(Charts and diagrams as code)
────

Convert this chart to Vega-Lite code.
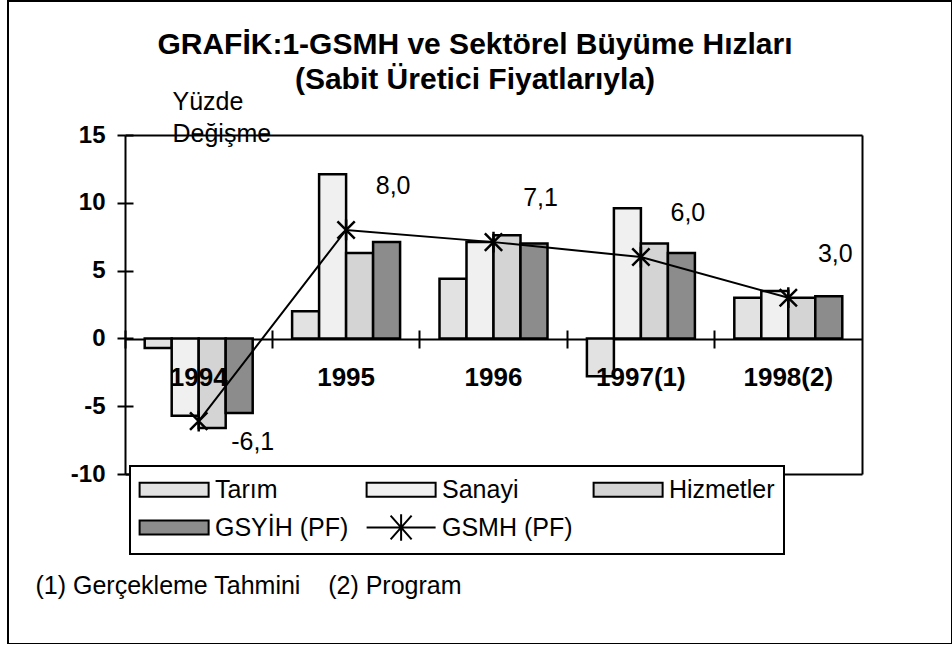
{
  "$schema": "https://vega.github.io/schema/vega-lite/v6.json",
  "width": 944,
  "height": 643,
  "autosize": "none",
  "padding": {"left": 8, "top": 1, "right": 0, "bottom": 0},
  "background": "white",
  "config": {
    "view": {"stroke": "black", "strokeWidth": 2},
    "font": "Liberation Sans",
    "locale": {"number": {"decimal": ",", "thousands": ".", "grouping": [3], "currency": ["", ""], "minus": "-"}},
    "axis": {"domainColor": "black", "tickColor": "black", "labelColor": "black", "titleColor": "black", "grid": false}
  },
  "title": {
    "text": ["GRAFİK:1-GSMH ve Sektörel Büyüme Hızları", "(Sabit Üretici Fiyatlarıyla)"],
    "fontSize": 30,
    "fontWeight": "bold",
    "font": "Liberation Sans",
    "color": "black",
    "anchor": "middle",
    "frame": "group",
    "baseline": "top",
    "lineHeight": 35,
    "offset": -94,
    "dx": -5
  },
  "datasets": {
    "bars": [
      {"year": "1994", "series": "Tarım", "value": -0.7},
      {"year": "1994", "series": "Sanayi", "value": -5.7},
      {"year": "1994", "series": "Hizmetler", "value": -6.6},
      {"year": "1994", "series": "GSYİH (PF)", "value": -5.5},
      {"year": "1995", "series": "Tarım", "value": 2.0},
      {"year": "1995", "series": "Sanayi", "value": 12.1},
      {"year": "1995", "series": "Hizmetler", "value": 6.3},
      {"year": "1995", "series": "GSYİH (PF)", "value": 7.1},
      {"year": "1996", "series": "Tarım", "value": 4.4},
      {"year": "1996", "series": "Sanayi", "value": 7.1},
      {"year": "1996", "series": "Hizmetler", "value": 7.6},
      {"year": "1996", "series": "GSYİH (PF)", "value": 7.0},
      {"year": "1997(1)", "series": "Tarım", "value": -2.8},
      {"year": "1997(1)", "series": "Sanayi", "value": 9.6},
      {"year": "1997(1)", "series": "Hizmetler", "value": 7.0},
      {"year": "1997(1)", "series": "GSYİH (PF)", "value": 6.3},
      {"year": "1998(2)", "series": "Tarım", "value": 3.0},
      {"year": "1998(2)", "series": "Sanayi", "value": 3.5},
      {"year": "1998(2)", "series": "Hizmetler", "value": 3.0},
      {"year": "1998(2)", "series": "GSYİH (PF)", "value": 3.1}
    ],
    "gsmh": [
      {"year": "1994", "GSMH": -6.1},
      {"year": "1995", "GSMH": 8.0},
      {"year": "1996", "GSMH": 7.1},
      {"year": "1997(1)", "GSMH": 6.0},
      {"year": "1998(2)", "GSMH": 3.0}
    ]
  },
  "layer": [
    {
      "data": {"name": "bars"},
      "mark": {"type": "bar", "stroke": "black", "strokeWidth": 2.5},
      "encoding": {
        "x": {
          "field": "year", "type": "nominal",
          "scale": {"domain": ["1994", "1995", "1996", "1997(1)", "1998(2)"], "range": [117, 854], "paddingInner": 0, "paddingOuter": 0},
          "axis": {
            "orient": "bottom", "offset": -305, "bandPosition": 0, "labels": false,
            "domain": true, "domainWidth": 2, "ticks": true, "tickSize": 9, "tickWidth": 2,
            "title": "(1) Gerçekleme Tahmini\u00a0\u00a0\u00a0 (2) Program",
            "titleX": 27, "titleY": 246, "titleAlign": "left", "titleAnchor": "start", "titleBaseline": "middle",
            "titleFontSize": 25, "titleFontWeight": "normal", "titleFont": "Liberation Sans"
          }
        },
        "xOffset": {
          "field": "series", "type": "nominal",
          "scale": {"domain": ["Tarım", "Sanayi", "Hizmetler", "GSYİH (PF)"], "paddingInner": 0, "paddingOuter": 0.73}
        },
        "y": {
          "field": "value", "type": "quantitative",
          "scale": {"domain": [-10, 15], "range": [473, 134], "nice": false, "zero": false},
          "axis": {
            "orient": "left", "offset": -117, "values": [-10, -5, 0, 5, 10, 15],
            "domain": true, "domainWidth": 2, "tickSize": 8, "tickWidth": 2,
            "labelFontSize": 24, "labelFontWeight": "bold", "labelFont": "Liberation Sans", "labelPadding": 12,
            "title": ["Yüzde", "Değişme"], "titleAngle": 0, "titleAlign": "left", "titleBaseline": "alphabetic",
            "titleX": 47, "titleY": 108, "titleFontSize": 25, "titleFontWeight": "normal", "titleFont": "Liberation Sans",
            "titleLineHeight": 32
          }
        },
        "fill": {
          "field": "series", "type": "nominal",
          "scale": {
            "domain": ["Tarım", "Sanayi", "Hizmetler", "GSYİH (PF)", "GSMH (PF)"],
            "range": ["#e2e2e2", "#f0f0f0", "#d4d4d4", "#8c8c8c", "transparent"]
          },
          "legend": {
            "orient": "none", "legendX": 122, "legendY": 465,
            "columns": 3, "direction": "horizontal", "title": null, "gridAlign": "all",
            "columnPadding": 13, "rowPadding": 5, "padding": 9,
            "fillColor": "white", "strokeColor": "black",
            "labelFontSize": 25, "labelFont": "Liberation Sans", "labelColor": "black", "labelOffset": 51, "labelLimit": 300,
            "symbolSize": 196, "symbolStrokeColor": "black", "symbolStrokeWidth": 2, "symbolOpacity": 1,
            "symbolType": "M-1.7,-1L8.16,-1L8.16,1L-1.7,1Z",
            "encode": {
              "symbols": {"update": {"shape": {"signal": "datum.value === 'GSMH (PF)' ? 'M-1.7,0L8.16,0M1.73,-1.7L4.73,1.7M1.73,1.7L4.73,-1.7M3.23,-1.9L3.23,1.9' : 'M-1.7,-1L8.16,-1L8.16,1L-1.7,1Z'"}}},
              "legend": {"update": {"strokeWidth": {"value": 2}}}
            }
          }
        }
      }
    },
    {
      "data": {"name": "gsmh"},
      "mark": {"type": "line", "color": "black", "strokeWidth": 2},
      "encoding": {
        "x": {
          "field": "year", "type": "nominal",
          "scale": {"domain": ["1994", "1995", "1996", "1997(1)", "1998(2)"], "range": [117, 854], "paddingInner": 0, "paddingOuter": 0},
          "axis": {"orient": "top", "offset": -338, "bandPosition": 0, "labels": false, "domain": false, "ticks": true, "tickSize": 9, "tickWidth": 2, "title": null}
        },
        "y": {
          "field": "GSMH", "type": "quantitative",
          "scale": {"domain": [-10, 15], "range": [473, 134], "nice": false, "zero": false},
          "axis": {"orient": "right", "offset": -827, "values": [-10, -5, 0, 5, 10, 15], "labels": false, "domain": false, "ticks": true, "tickSize": 8, "tickWidth": 2, "title": null}
        }
      }
    },
    {
      "data": {"name": "gsmh"},
      "mark": {"type": "point", "shape": "M-1,-1L1,1M-1,1L1,-1M0,-1.2L0,1.2", "size": 300, "stroke": "black", "strokeWidth": 2.5, "filled": false, "opacity": 1},
      "encoding": {
        "x": {
          "field": "year", "type": "nominal",
          "scale": {"domain": ["1994", "1995", "1996", "1997(1)", "1998(2)"], "range": [117, 854], "paddingInner": 0, "paddingOuter": 0},
          "axis": {"orient": "top", "offset": -134, "labels": false, "domain": true, "domainWidth": 2, "ticks": false, "title": null}
        },
        "y": {
          "field": "GSMH", "type": "quantitative",
          "scale": {"domain": [-10, 15], "range": [473, 134], "nice": false, "zero": false},
          "axis": {"orient": "right", "offset": -90, "labels": false, "domain": true, "domainWidth": 2, "ticks": false, "title": null}
        }
      }
    },
    {
      "data": {"name": "gsmh"},
      "transform": [{"filter": "datum.GSMH > 0"}],
      "mark": {"type": "text", "dx": 47, "dy": -44, "fontSize": 25, "font": "Liberation Sans", "color": "black"},
      "encoding": {
        "x": {
          "field": "year", "type": "nominal",
          "scale": {"domain": ["1994", "1995", "1996", "1997(1)", "1998(2)"], "range": [117, 854], "paddingInner": 0, "paddingOuter": 0},
          "axis": {"orient": "bottom", "offset": -170, "labels": false, "domain": true, "domainWidth": 2, "ticks": false, "title": null}
        },
        "y": {
          "field": "GSMH", "type": "quantitative",
          "scale": {"domain": [-10, 15], "range": [473, 134], "nice": false, "zero": false},
          "axis": null
        },
        "text": {"field": "GSMH", "type": "quantitative", "format": ".1f"}
      }
    },
    {
      "data": {"name": "gsmh"},
      "transform": [{"filter": "datum.GSMH < 0"}],
      "mark": {"type": "text", "dx": 54, "dy": 21, "fontSize": 25, "font": "Liberation Sans", "color": "black"},
      "encoding": {
        "x": {
          "field": "year", "type": "nominal",
          "scale": {"domain": ["1994", "1995", "1996", "1997(1)", "1998(2)"], "range": [117, 854], "paddingInner": 0, "paddingOuter": 0},
          "axis": null
        },
        "y": {
          "field": "GSMH", "type": "quantitative",
          "scale": {"domain": [-10, 15], "range": [473, 134], "nice": false, "zero": false},
          "axis": null
        },
        "text": {"field": "GSMH", "type": "quantitative", "format": ".1f"}
      }
    },
    {
      "data": {"name": "gsmh"},
      "mark": {"type": "text", "dy": 40, "fontSize": 26, "fontWeight": "bold", "font": "Liberation Sans", "color": "black"},
      "encoding": {
        "x": {
          "field": "year", "type": "nominal",
          "scale": {"domain": ["1994", "1995", "1996", "1997(1)", "1998(2)"], "range": [117, 854], "paddingInner": 0, "paddingOuter": 0},
          "axis": null
        },
        "y": {
          "datum": 0, "type": "quantitative",
          "scale": {"domain": [-10, 15], "range": [473, 134], "nice": false, "zero": false},
          "axis": null
        },
        "text": {"field": "year", "type": "nominal"}
      }
    }
  ],
  "resolve": {"axis": {"x": "independent", "y": "independent"}}
}
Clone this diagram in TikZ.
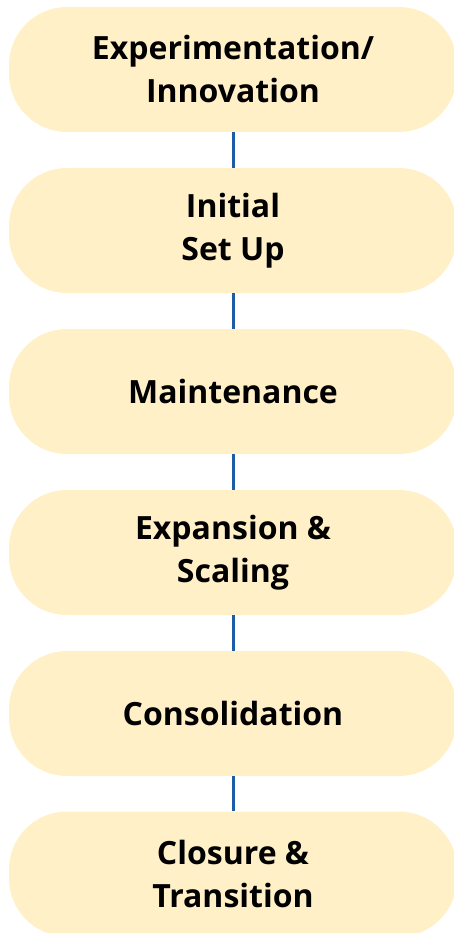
\documentclass[tikz,border=0pt]{standalone}
\usepackage{fontspec}
\setmainfont{Open Sans}
\usetikzlibrary{positioning}
\definecolor{cream}{HTML}{FFF0C7}
\definecolor{linkblue}{HTML}{1F5CA8}
\tikzset{
  stage/.style={
    rectangle, rounded corners=58pt,
    draw=none, fill=cream,
    minimum width=448pt, minimum height=125pt, inner sep=0pt,
    align=center, font=\fontsize{32}{43}\selectfont\bfseries
  },
  link/.style={line width=3pt, draw=linkblue},
}
\begin{document}
\begin{tikzpicture}[x=1pt, y=-1pt]
  \useasboundingbox (0,0) rectangle (453,933);

  \node[stage] (exp)   at (233, 69.5)  {Experimentation/\\Innovation};
  \node[stage] (setup) at (233, 230.5) {Initial\\Set Up};
  \node[stage] (maint) at (233, 391.5) {Maintenance};
  \node[stage] (scale) at (233, 552.5) {Expansion \&\\Scaling};
  \node[stage] (cons)  at (233, 713.5) {Consolidation};
  \node[stage] (close) at (233, 874)   {Closure \&\\Transition};

  \draw[link] (exp) -- (setup);
  \draw[link] (setup) -- (maint);
  \draw[link] (maint) -- (scale);
  \draw[link] (scale) -- (cons);
  \draw[link] (cons) -- (close);
\end{tikzpicture}
\end{document}
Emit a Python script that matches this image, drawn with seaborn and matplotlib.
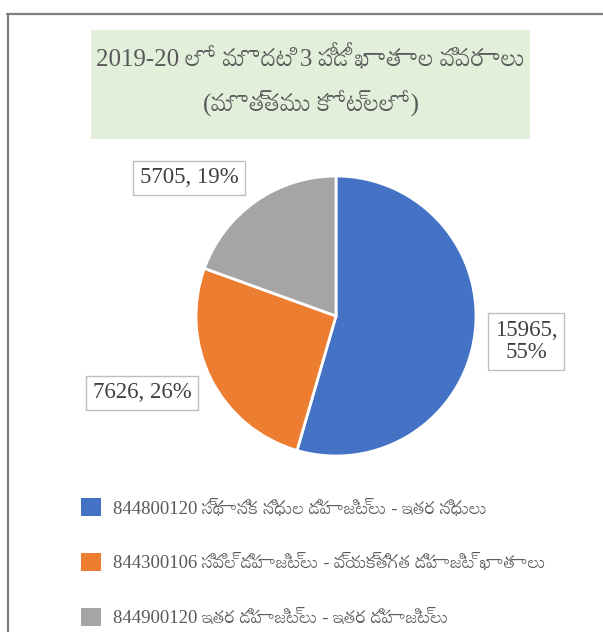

────

▶ **Stated exercise**: Give again, exactly as written, only the lines that start at the one with "Clone this diagram in TikZ." and end at the one with "at (233, 874)", both included. Skip any pictures.

▶ **Task answer**:
Clone this diagram in TikZ.
\documentclass[tikz,border=0pt]{standalone}
\usepackage{fontspec}
\setmainfont{Open Sans}
\usetikzlibrary{positioning}
\definecolor{cream}{HTML}{FFF0C7}
\definecolor{linkblue}{HTML}{1F5CA8}
\tikzset{
  stage/.style={
    rectangle, rounded corners=58pt,
    draw=none, fill=cream,
    minimum width=448pt, minimum height=125pt, inner sep=0pt,
    align=center, font=\fontsize{32}{43}\selectfont\bfseries
  },
  link/.style={line width=3pt, draw=linkblue},
}
\begin{document}
\begin{tikzpicture}[x=1pt, y=-1pt]
  \useasboundingbox (0,0) rectangle (453,933);

  \node[stage] (exp)   at (233, 69.5)  {Experimentation/\\Innovation};
  \node[stage] (setup) at (233, 230.5) {Initial\\Set Up};
  \node[stage] (maint) at (233, 391.5) {Maintenance};
  \node[stage] (scale) at (233, 552.5) {Expansion \&\\Scaling};
  \node[stage] (cons)  at (233, 713.5) {Consolidation};
  \node[stage] (close) at (233, 874)   {Closure \&\\Transition};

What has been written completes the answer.